Norway’s battle against antimicrobial resistance in the agricultural sector

DISCLAIMER: All opinions in this column reflect the views of the author(s), not of EURACTIV.com PLC.

Norwegian Minister for Agriculture Jon Georg Dale [Torbjorn Tandberg/Flickr]

Antimicrobial resistance (AMR) is one of the greatest global health threats. Resistant bacteria make infectious diseases like tuberculosis and pneumonia difficult or impossible to treat, writes Norwegian Agriculture Minister Jon Georg Dale.

Jon Georg Dale is Norway’s Minister of Agriculture and Food.

Postoperative treatment against infections may soon be ineffective and make surgery very risky. In 2050, it is estimated about 10 million people will die each year because of AMR.

AMR knows no boundaries, neither geographical nor sectoral. Combatting AMR, therefore, requires a global and multi-sectorial approach. Knowledge and international research cooperation are essential to solve this challenge.

It is of the utmost importance to raise awareness about AMR among relevant stakeholders. Therefore, it is most appreciated that the UN General Assembly, WHO, FAO and OIE are addressing this critical topic.

As Minister of Agriculture and Food, I have raised this subject both in meetings with the EU Commissioner for Health and Food Safety Vytenis Andriukaitis, and at the G20 meeting in Berlin, Germany earlier this year.

In June 2017, I host the Nordic Council of Ministers meeting in Ålesund, Norway, where AMR will be the main topic. Commissioner Andriukaitis will be present.

The resolutions from these organisations are important first steps, but they need to be accompanied by national, regional and global action. It requires initiatives from all relevant sectors, especially in the fields of health, agriculture, and aquaculture to work closely together using synergistic and complementary approaches. Norway funds significant research in AMR, national as well as international.

Important global initiatives to battle AMR are to increase awareness and knowledge on appropriate antibiotic use, to end all use of antibiotics as growth promoters and to ensure that prescribing of antibiotics is not influenced by economic incentives, as is the case in many countries.

Furthermore, it is important to reserve some categories of antibiotics for human treatment only. In addition, we should improve preventive measures and infection control and support research and development for new vaccines, diagnostic tests, and antimicrobials.

In contrast to the situation in many countries in the southern and eastern Europe, the use of antibiotics in Norway is low. The prescribing patterns are favourable, and antibiotics can’t be bought unless prescribed by doctors, veterinarians or fish health graduates. Antimicrobial resistance is, therefore, a limited problem in Norway.

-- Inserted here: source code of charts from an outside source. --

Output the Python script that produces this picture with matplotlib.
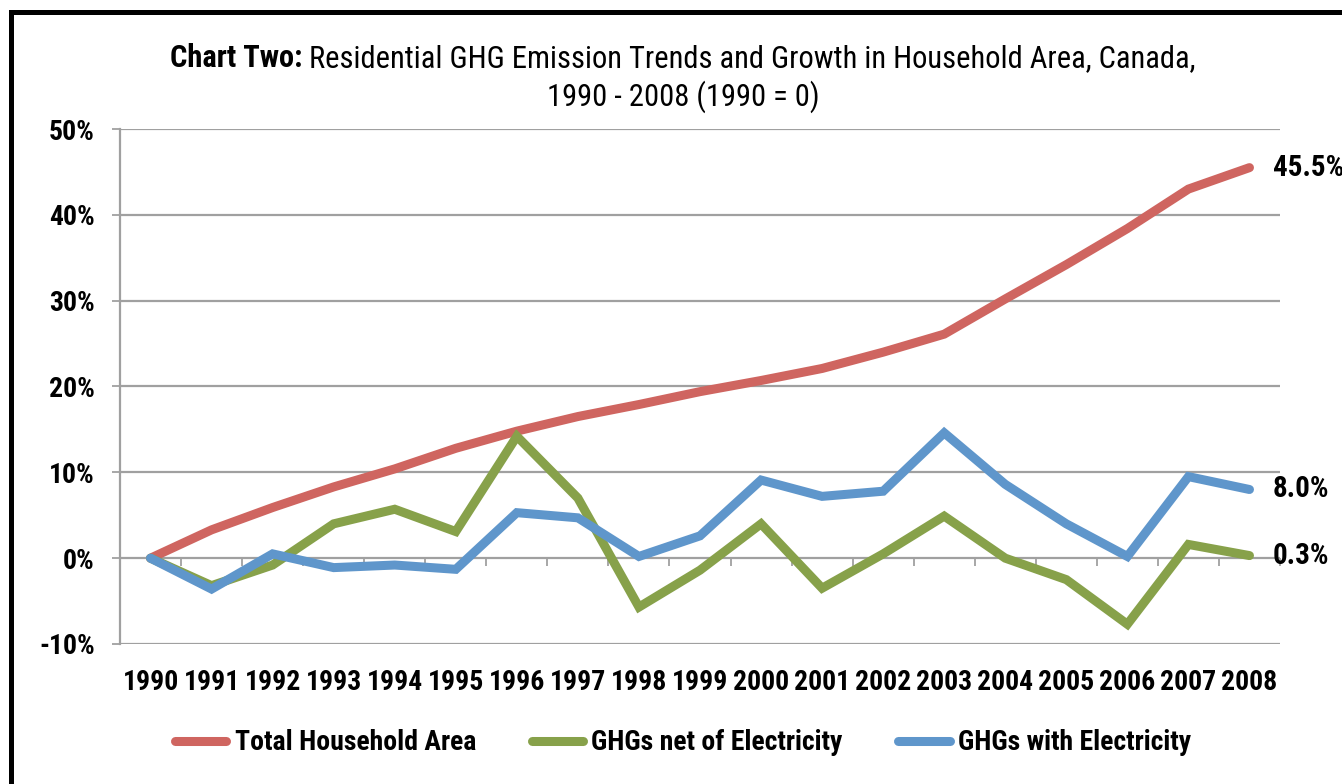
import numpy as np
import matplotlib
matplotlib.use('Agg')
import matplotlib.pyplot as plt
from matplotlib import font_manager
from matplotlib.patches import Rectangle

# Chart data (percent change since 1990)
years = [str(y) for y in range(1990, 2009)]
householdArea = [0.0, 3.3, 5.9, 8.3, 10.4, 12.8, 14.8, 16.5, 17.9, 19.4,
                 20.7, 22.1, 24.0, 26.1, 30.2, 34.2, 38.4, 43.0, 45.5]
ghgNetElec = [0.0, -3.2, -0.8, 4.0, 5.7, 3.1, 14.2, 7.0, -5.7, -1.4,
              4.0, -3.5, 0.5, 4.9, 0.0, -2.5, -7.7, 1.6, 0.3]
ghgWithElec = [0.0, -3.6, 0.5, -1.1, -0.8, -1.3, 5.3, 4.7, 0.2, 2.6,
               9.1, 7.2, 7.8, 14.6, 8.6, 4.0, 0.2, 9.5, 8.0]
seriesNames = ['Total Household Area', 'GHGs net of Electricity',
               'GHGs with Electricity']
seriesColors = ['#CF6560', '#87A14A', '#5F96CB']
yTicks = [-10, 0, 10, 20, 30, 40, 50]


def findNarrow():
    # Look for a condensed face; else fall back to Liberation Sans, smaller.
    wanted = ['Liberation Sans Narrow', 'Arial Narrow', 'Roboto Condensed',
              'Open Sans Condensed', 'Noto Sans', 'DejaVu Sans']
    narrow = ('condensed', 'semi-condensed', 'extra-condensed')
    for fam in wanted:
        faces = [f for f in font_manager.fontManager.ttflist
                 if f.name == fam and f.style == 'normal'
                 and (f.stretch in narrow or 'Narrow' in fam
                      or 'Condensed' in fam)]
        reg = [f for f in faces if f.weight in (400, 'normal', 'regular')]
        bld = [f for f in faces if f.weight in (700, 'bold')]
        if reg and bld:
            return reg[0].fname, bld[0].fname, 1.0
    return None, None, 0.8


regFile, boldFile, sizeScale = findNarrow()


def fp(size, bold=False):
    size = size*sizeScale
    if regFile is None:
        return font_manager.FontProperties(
            family='Liberation Sans', size=size,
            weight='bold' if bold else 'normal')
    return font_manager.FontProperties(
        fname=boldFile if bold else regFile, size=size)


W, H = 1342, 784
fig = plt.figure(figsize=(W/100, H/100), dpi=100)
ax = fig.add_axes([120/W, 1 - 644/H, 1160/W, 515/H])

x = np.arange(len(years))
allSeries = [householdArea, ghgNetElec, ghgWithElec]
for vals, name, col in zip(allSeries, seriesNames, seriesColors):
    ax.plot(x, vals, color=col, lw=6.5, label=name,
            solid_capstyle='round', solid_joinstyle='miter', zorder=3)

ax.set_xlim(-0.5, len(years) - 0.5)
ax.set_ylim(-10, 50)
ax.set_yticks(yTicks)
ax.set_yticklabels(['%d%%' % v for v in yTicks])
for lab in ax.get_yticklabels():
    lab.set_fontproperties(fp(20, True))
ax.yaxis.grid(True, color='#A0A0A0', lw=1.6)
ax.set_axisbelow(True)
ax.tick_params(axis='y', length=6, width=1.3, color='#A0A0A0', pad=12)

ax.set_xticks(x)
ax.set_xticklabels(years)
for lab in ax.get_xticklabels():
    lab.set_fontproperties(fp(20, True))
ax.tick_params(axis='x', length=0, pad=18)

for s in ['top', 'right', 'bottom']:
    ax.spines[s].set_visible(False)
ax.spines['left'].set_color('#A0A0A0')
ax.spines['left'].set_linewidth(1.6)

# category axis crossing at 0 with tick marks between categories
secAx = ax.secondary_xaxis(10/60)
secAx.set_xticks(np.arange(len(years) + 1) - 0.5)
secAx.set_xticklabels([])
secAx.tick_params(length=6, width=1.3, color='#A0A0A0', direction='out')
secAx.spines['bottom'].set_visible(False)

# end labels
endVals = [householdArea[-1], ghgWithElec[-1], ghgNetElec[-1]]
for v in endVals:
    ax.annotate('%.1f%%' % v, xy=(x[-1], v), xytext=(17, 0),
                textcoords='offset points', ha='left', va='center',
                fontproperties=fp(21, True), annotation_clip=False)

# title, bold lead-in followed by normal text
t1 = fig.text(175/W, 1 - 58/H, 'Chart Two:', fontproperties=fp(22, True),
              ha='left', va='center')
t2 = ax.annotate(' Residential GHG Emission Trends and Growth in Household '
                 'Area, Canada,', xy=(1, 0), xycoords=t1,
                 fontproperties=fp(22), ha='left', va='bottom',
                 annotation_clip=False)
fig.text(683/W, 1 - 97/H, '1990 - 2008 (1990 = 0)', fontproperties=fp(22),
         ha='center', va='center')

# centre the first title line
fig.canvas.draw()
rend = fig.canvas.get_renderer()
b1 = t1.get_window_extent(rend)
b2 = t2.get_window_extent(rend)
totalW = b2.x1 - b1.x0
t1.set_x((683 - totalW/2)/W)

leg = fig.legend(loc='center', bbox_to_anchor=(683/W, 1 - 743/H), ncol=3,
                 frameon=False, prop=fp(20, True),
                 handlelength=1.85, handletextpad=0.3, columnspacing=2.0)

# black frame around the chart
fig.patches.append(Rectangle((11/W, -0.1), 1.2, 1.1 - 12.5/H, fill=False,
                             ec='black', lw=3.6, transform=fig.transFigure,
                             figure=fig))

fig.savefig('out.png', dpi=100)
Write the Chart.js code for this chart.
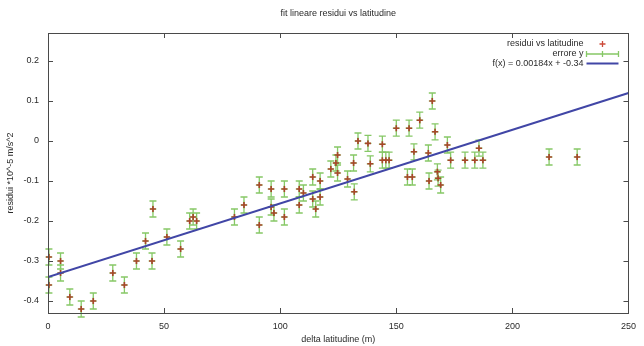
<!DOCTYPE html>
<html>
<head>
<meta charset="utf-8">
<script src="https://cdn.jsdelivr.net/npm/chart.js@4.4.1/dist/chart.umd.min.js"></script>
<style>
  html, body { margin: 0; padding: 0; background: #fff; }
  #wrap { width: 644px; height: 346px; }
</style>
</head>
<body>
<div id="wrap"><canvas id="c" width="644" height="346"></canvas></div>
<script>
// delta latitudine (m)
const deltaLat = [
  0.4, 0.4, 5.4, 5.4, 9.4, 14.3, 19.5, 27.9, 32.9, 38.1,
  42.0, 44.8, 45.2, 51.2, 57.1, 61.0, 62.5, 64.0, 80.3, 84.4,
  91.0, 91.0, 96.1, 96.1, 97.3, 101.8, 101.8, 108.2, 108.2, 110.0,
  114.0, 114.0, 115.3, 117.2, 117.2, 121.8, 124.0, 124.7, 124.7, 129.0,
  131.6, 131.9, 133.5, 137.8, 138.8, 144.0, 144.0, 145.5, 146.9, 150.0,
  155.5, 154.8, 156.9, 157.6, 160.1, 163.8, 164.1, 165.5, 166.7, 167.7,
  168.0, 169.1, 172.0, 173.4, 179.6, 183.8, 185.6, 187.3, 215.8, 227.9
];
// residui *10^-5 m/s^2
const residui = [
  -0.29, -0.36, -0.30, -0.33, -0.39, -0.42, -0.40, -0.33, -0.36, -0.30,
  -0.25, -0.30, -0.17, -0.24, -0.27, -0.20, -0.19, -0.20, -0.19, -0.16,
  -0.11, -0.21, -0.12, -0.165, -0.18, -0.12, -0.19, -0.12, -0.16, -0.13,
  -0.09, -0.145, -0.17, -0.10, -0.14, -0.07, -0.055, -0.035, -0.08, -0.095,
  -0.055, -0.127, 0.0, -0.006, -0.057, -0.008, -0.048, -0.048, -0.048, 0.032,
  0.032, -0.09, -0.09, -0.027, 0.052, -0.03, -0.10, 0.10, 0.023, -0.077,
  -0.093, -0.11, -0.01, -0.048, -0.048, -0.048, -0.018, -0.048, -0.04, -0.04
];
// errore y (same for every point)
const erroreY = 0.02;

// linear fit parameters: f(x) = a*x + b
const fitA = 0.00184;
const fitB = -0.34;

const xTicks = [0, 50, 100, 150, 200, 250];
const yTicks = [-0.4, -0.3, -0.2, -0.1, 0, 0.1, 0.2];
const xRange = [0, 250];
const yRange = [-0.43, 0.27];

const titleText = 'fit lineare residui vs latitudine';
const labelPoints = 'residui vs latitudine';
const labelErr = 'errore y';
const labelFit = 'f(x) = ' + fitA + 'x + ' + fitB;

const RED = '#a8452a';
const GREEN = '#86c866';
const BLUE = '#4146a6';
const TEXT = '#2a2a2a';
const FONT = 'Liberation Sans, Arial, sans-serif';

const points = deltaLat.map((x, i) => ({ x: x, y: residui[i] }));
const fitLine = xRange.map(x => ({ x: x, y: fitA * x + fitB }));

// title centred over the plot area
const plotTitle = {
  id: 'plotTitle',
  afterDraw(chart) {
    const { ctx, chartArea: a } = chart;
    ctx.save();
    ctx.font = '9px ' + FONT;
    ctx.fillStyle = TEXT;
    ctx.textAlign = 'center';
    ctx.textBaseline = 'middle';
    ctx.fillText(titleText, (a.left + a.right) / 2, 14);
    ctx.restore();
  }
};

// vertical error bars with small caps, drawn under the markers
const errorBars = {
  id: 'errorBars',
  beforeDatasetsDraw(chart) {
    const { ctx, scales: { x, y } } = chart;
    ctx.save();
    ctx.strokeStyle = GREEN;
    ctx.lineWidth = 1.3;
    points.forEach(p => {
      const px = x.getPixelForValue(p.x);
      const top = y.getPixelForValue(p.y + erroreY);
      const bot = y.getPixelForValue(p.y - erroreY);
      ctx.beginPath();
      ctx.moveTo(px, top); ctx.lineTo(px, bot);
      ctx.moveTo(px - 3.5, top); ctx.lineTo(px + 3.5, top);
      ctx.moveTo(px - 3.5, bot); ctx.lineTo(px + 3.5, bot);
      ctx.stroke();
    });
    ctx.restore();
  }
};

// closed border with inward tics on all four sides
const frame = {
  id: 'frame',
  afterDatasetsDraw(chart) {
    const { ctx, chartArea: a, scales: { x, y } } = chart;
    const L = 5;
    ctx.save();
    ctx.strokeStyle = '#4a4a4a';
    ctx.lineWidth = 1;
    ctx.strokeRect(Math.round(a.left) + 0.5, Math.round(a.top) + 0.5,
                   Math.round(a.right - a.left), Math.round(a.bottom - a.top));
    ctx.beginPath();
    xTicks.forEach(v => {
      const px = Math.round(x.getPixelForValue(v)) + 0.5;
      ctx.moveTo(px, a.bottom); ctx.lineTo(px, a.bottom - L);
      ctx.moveTo(px, a.top); ctx.lineTo(px, a.top + L);
    });
    yTicks.forEach(v => {
      const py = Math.round(y.getPixelForValue(v)) + 0.5;
      ctx.moveTo(a.left, py); ctx.lineTo(a.left + L, py);
      ctx.moveTo(a.right, py); ctx.lineTo(a.right - L, py);
    });
    ctx.stroke();
    ctx.restore();
  }
};

// key in the top right corner
const key = {
  id: 'key',
  afterDraw(chart) {
    const { ctx, chartArea: a } = chart;
    const textRight = a.right - 45;
    const sx0 = a.right - 42, sx1 = a.right - 10, sxm = (sx0 + sx1) / 2;
    const rows = [a.top + 11, a.top + 21, a.top + 30.5];
    ctx.save();
    ctx.font = '9px ' + FONT;
    ctx.fillStyle = TEXT;
    ctx.textAlign = 'right';
    ctx.textBaseline = 'middle';
    ctx.fillText(labelPoints, textRight, rows[0]);
    ctx.fillText(labelErr, textRight, rows[1]);
    ctx.fillText(labelFit, textRight, rows[2]);
    // red cross
    ctx.strokeStyle = '#cc4a3a'; ctx.lineWidth = 1.3;
    ctx.beginPath();
    ctx.moveTo(sxm - 3, rows[0]); ctx.lineTo(sxm + 3, rows[0]);
    ctx.moveTo(sxm, rows[0] - 3); ctx.lineTo(sxm, rows[0] + 3);
    ctx.stroke();
    // error bar sample
    ctx.strokeStyle = GREEN; ctx.lineWidth = 1.3;
    ctx.beginPath();
    ctx.moveTo(sx0, rows[1]); ctx.lineTo(sx1, rows[1]);
    ctx.moveTo(sx0, rows[1] - 3); ctx.lineTo(sx0, rows[1] + 3);
    ctx.moveTo(sx1, rows[1] - 3); ctx.lineTo(sx1, rows[1] + 3);
    ctx.moveTo(sxm, rows[1] - 3); ctx.lineTo(sxm, rows[1] + 3);
    ctx.stroke();
    // fit line sample
    ctx.strokeStyle = BLUE; ctx.lineWidth = 2;
    ctx.beginPath();
    ctx.moveTo(sx0, rows[2]); ctx.lineTo(sx1, rows[2]);
    ctx.stroke();
    ctx.restore();
  }
};

new Chart(document.getElementById('c'), {
  data: {
    datasets: [
      {
        type: 'scatter', label: labelPoints, data: points,
        pointStyle: 'cross', pointRadius: 3, pointBorderWidth: 1.6,
        borderColor: RED, backgroundColor: RED, clip: false, order: 1
      },
      {
        type: 'scatter', label: labelErr, data: points,
        pointStyle: 'cross', pointRadius: 3.5, pointBorderWidth: 1.2,
        borderColor: GREEN, backgroundColor: GREEN, clip: false, order: 2
      },
      {
        type: 'line', label: labelFit, data: fitLine,
        borderColor: BLUE, borderWidth: 2, pointRadius: 0, fill: false, order: 0
      }
    ]
  },
  options: {
    responsive: false,
    animation: false,
    devicePixelRatio: 1,
    layout: { padding: { left: 0, right: 12, top: 33, bottom: 0 } },
    plugins: {
      legend: { display: false },
      tooltip: { enabled: false },
      title: { display: false }
    },
    scales: {
      x: {
        type: 'linear', min: xRange[0], max: xRange[1],
        afterBuildTicks: s => { s.ticks = xTicks.map(v => ({ value: v })); },
        afterFit: s => { s.height = 33; },
        grid: { display: false, drawTicks: false },
        border: { display: false },
        ticks: { color: TEXT, font: { family: FONT, size: 9 }, padding: 8, maxRotation: 0,
                 callback: v => String(v) },
        title: { display: true, text: 'delta latitudine (m)', color: TEXT,
                 font: { family: FONT, size: 9 }, padding: { top: 0, bottom: 1.5 } }
      },
      y: {
        type: 'linear', min: yRange[0], max: yRange[1],
        afterBuildTicks: s => { s.ticks = yTicks.map(v => ({ value: v })); },
        afterFit: s => { s.width = 48; },
        grid: { display: false, drawTicks: false },
        border: { display: false },
        ticks: { color: TEXT, font: { family: FONT, size: 9 }, padding: 9,
                 callback: v => String(v) },
        title: { display: true, text: 'residui *10^-5 m/s^2', color: TEXT,
                 font: { family: FONT, size: 9 }, padding: { top: 5, bottom: 0 } }
      }
    }
  },
  plugins: [errorBars, frame, key, plotTitle]
});
</script>
</body>
</html>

But still, we will take action. The Norwegian Government has adopted a national strategy against AMR for the period 2015–2020. Important principles and initiatives in this strategy are:

  • The use of antibiotics as growth promoters has been banned in Norway since 1995;
  • Veterinarians and doctors don’t have economic incentives when prescribing antibiotics;
  • As a routine, antibiotics are not used prophylactic;
  • We aim to reserve certain categories of antibiotics for human treatment only;
  • We will strengthen the supervision of veterinarians prescribing antibiotics for production animals and pets to ensure correct use;
  • To extend and harmonize the global monitoring of antibiotic use and AMR;
  • To improve infection control and support research and development for new vaccines, diagnostic tests and antibiotics;
  • Alternative methods that have been proven equally efficient and safe should be given precedence over antimicrobial treatment;
  • Guidelines for prudent use of antibiotics in veterinary and human medicine are adopted;
  • We increase research and knowledge of what drives development and the spread of AMR.

Norway has a very ambitious strategy to prevent that resistant bacteria get a foothold in swine husbandry. The first cases of LA-MRSA (livestock-associated methicillin-resistant Staphylococcus aureus) in Norway were identified in 2013.

Until 2016, the bacteria was found in 65 herds. In an attempt to prevent the bacteria from establishing in Norway, the affected herds were slaughtered, and the farms cleaned and disinfected. Since then, there have been very few new cases.

The vision of a MRSA-free pig production still stands. It seems that the primary source of the outbreaks has been farm workers infected with LA-MRSA. The infection has then spread through trade with live animals. Norway will enforce regulations demanding that farm workers must wear infection control equipment when having contact with pigs unless they have tested negative for resistant bacteria.

The consumption of antibiotics and the incidence of resistance in farmed animals in Norway is among the very lowest in the world. The favorable situation is because of good health in animals. This leads to reduced need for antibiotic and restrictive practices by veterinarians as regards to using. In addition, we have responsible and competent farmers and livestock industry, and good cooperation between animal health and public health authorities.

There is a clear connection between the amount of antibiotic used and the incidence of resistance in humans and animals, as well as in the environment and in our food. Low use of antibiotics in food production is a huge advantage for public health.